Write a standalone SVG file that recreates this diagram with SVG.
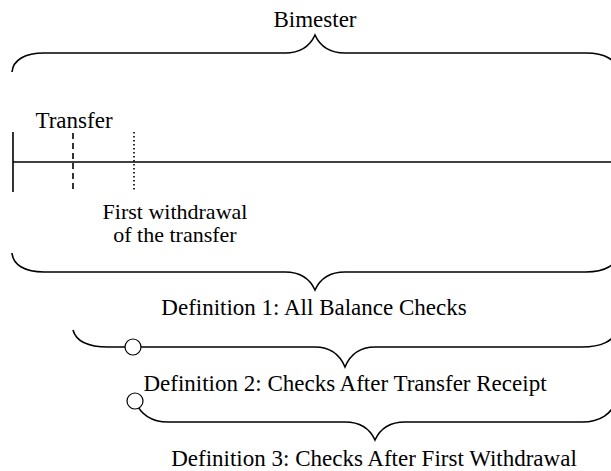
<svg xmlns="http://www.w3.org/2000/svg" width="611" height="471" viewBox="0 0 611 471">
<style>
.t{font-family:"Liberation Serif","Times New Roman",serif;font-size:23px;fill:#000;text-anchor:middle}
.s{font-size:22px}
.b{fill:none;stroke:#000;stroke-width:1.6}
.c{fill:#fff;stroke:#000;stroke-width:1.2}
</style>
<rect width="611" height="471" fill="#fff"/>
<g id="timeline">
<line class="b" x1="13" y1="162" x2="611" y2="162"/>
<line class="b" x1="13" y1="132" x2="13" y2="192"/>
<line class="b" x1="73" y1="133" x2="73" y2="192" stroke-dasharray="6,4"/>
<line class="b" x1="134" y1="132" x2="134" y2="192" stroke-dasharray="1.5,2.5"/>
<text class="t" x="74" y="128">Transfer</text>
<text class="t s" x="175" y="219">First withdrawal</text>
<text class="t s" x="175" y="242">of the transfer</text>
</g>
<g id="connectors">
<path id="brace-bimester" class="b" d="M12,72 C13,60 25,53 44,53 H285 C301,53 310,46 315,35 C320,46 329,53 345,53 H586 C605,53 617,60 618,72"/>
<path id="brace-def1" class="b" d="M12,253 C13,265 25,272 44,272 H285 C301,272 310,279 315,290 C320,279 329,272 345,272 H586 C605,272 617,265 618,253"/>
<path id="brace-def2" class="b" d="M73,330 C76,341 88,347 108,347 H315 C331,347 340,355 345,367 C350,355 359,347 375,347 H582 C601,347 614,341 617,330"/>
<path id="brace-def3" class="b" d="M135,401 C140,413 150,422 168,422 H345 C361,422 370,429 375,440 C380,429 389,422 405,422 H582 C601,422 612,413 615,402"/>
</g>
<g id="markers">
<circle class="c" cx="133" cy="347" r="8"/>
<circle class="c" cx="135" cy="401" r="8"/>
</g>
<g id="labels">
<text class="t" x="315" y="27">Bimester</text>
<text class="t" x="314" y="315">Definition 1: All Balance Checks</text>
<text class="t" x="345" y="391">Definition 2: Checks After Transfer Receipt</text>
<text class="t" x="374" y="466">Definition 3: Checks After First Withdrawal</text>
</g>
</svg>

=====

[YOUR TASK]:
From the listing, extract all text exactly as given and drop any picture.

[RESPONSE TO THIS TASK]:
Write a standalone SVG file that recreates this diagram with SVG.
<svg xmlns="http://www.w3.org/2000/svg" width="611" height="471" viewBox="0 0 611 471">
<style>
.t{font-family:"Liberation Serif","Times New Roman",serif;font-size:23px;fill:#000;text-anchor:middle}
.s{font-size:22px}
.b{fill:none;stroke:#000;stroke-width:1.6}
.c{fill:#fff;stroke:#000;stroke-width:1.2}
</style>
<rect width="611" height="471" fill="#fff"/>
<g id="timeline">
<line class="b" x1="13" y1="162" x2="611" y2="162"/>
<line class="b" x1="13" y1="132" x2="13" y2="192"/>
<line class="b" x1="73" y1="133" x2="73" y2="192" stroke-dasharray="6,4"/>
<line class="b" x1="134" y1="132" x2="134" y2="192" stroke-dasharray="1.5,2.5"/>
<text class="t" x="74" y="128">Transfer</text>
<text class="t s" x="175" y="219">First withdrawal</text>
<text class="t s" x="175" y="242">of the transfer</text>
</g>
<g id="connectors">
<path id="brace-bimester" class="b" d="M12,72 C13,60 25,53 44,53 H285 C301,53 310,46 315,35 C320,46 329,53 345,53 H586 C605,53 617,60 618,72"/>
<path id="brace-def1" class="b" d="M12,253 C13,265 25,272 44,272 H285 C301,272 310,279 315,290 C320,279 329,272 345,272 H586 C605,272 617,265 618,253"/>
<path id="brace-def2" class="b" d="M73,330 C76,341 88,347 108,347 H315 C331,347 340,355 345,367 C350,355 359,347 375,347 H582 C601,347 614,341 617,330"/>
<path id="brace-def3" class="b" d="M135,401 C140,413 150,422 168,422 H345 C361,422 370,429 375,440 C380,429 389,422 405,422 H582 C601,422 612,413 615,402"/>
</g>
<g id="markers">
<circle class="c" cx="133" cy="347" r="8"/>
<circle class="c" cx="135" cy="401" r="8"/>
</g>
<g id="labels">
<text class="t" x="315" y="27">Bimester</text>
<text class="t" x="314" y="315">Definition 1: All Balance Checks</text>
<text class="t" x="345" y="391">Definition 2: Checks After Transfer Receipt</text>
<text class="t" x="374" y="466">Definition 3: Checks After First Withdrawal</text>
</g>
</svg>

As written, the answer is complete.